In 1851 the province of Canada separated its postal services from the General Post Office in London and issued its own first stamps. These first stamps depicted a beaver, Prince Albert, and Queen Victoria. During this period, other provinces—British Columbia, Vancouver Island, Prince Edward Island, Nova Scotia, New Brunswick, and Newfoundland—also issued their own stamps. These provinces eventually formed the Confederation of Canada, and by the 1870s had ceased issuing their own stamps. The one exception was Newfoundland, which continued issuing its own stamps until it joining the Confederation in 1949.

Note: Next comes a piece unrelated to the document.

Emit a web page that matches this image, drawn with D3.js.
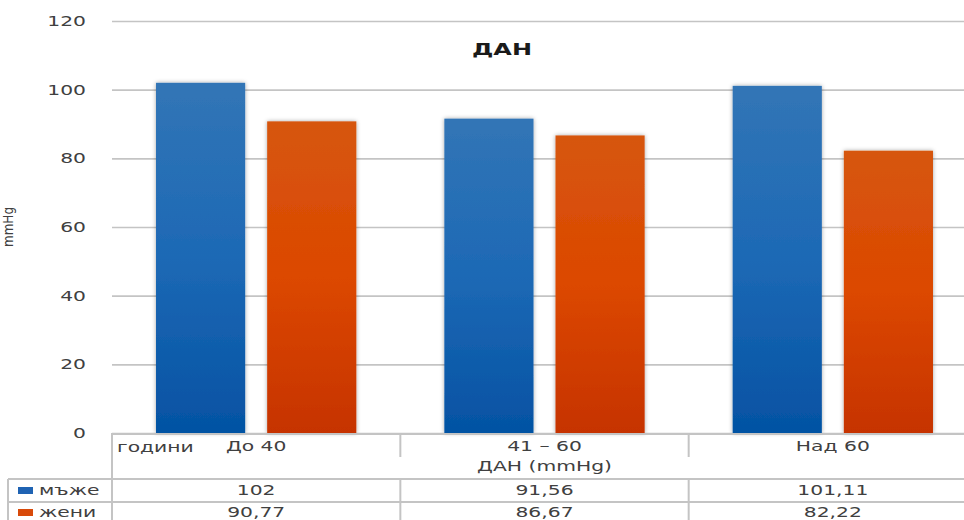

Beginning in 1867, stamps issued by the Dominion of Canada featured portraits of Queen Victoria. These stamps featured the queen at various stages of her life, culminating with the Jubilee Issue of 1897. Definitive issues continued until her death in 1902. Early commemorative issues charted the history of Canada. A Quebec Tercentary set was issued in 1908, and a 1917 stamp celebrated the Confederation's golden jubilee. Canada and the United States issued identical stamps celebrating the opening of the St. Lawrence Seaway in 1959.
Canadian stamps were originally inscribed only in English, but from 1927 onwards they were inscribed in French as well. Canada issued its first airmail stamp in 1928 and its first semi-postal stamps in 1974. The stamps of Canada are very popular with collectors and provide a variety of themes, frequently featuring Canada's history, culture, and wildlife.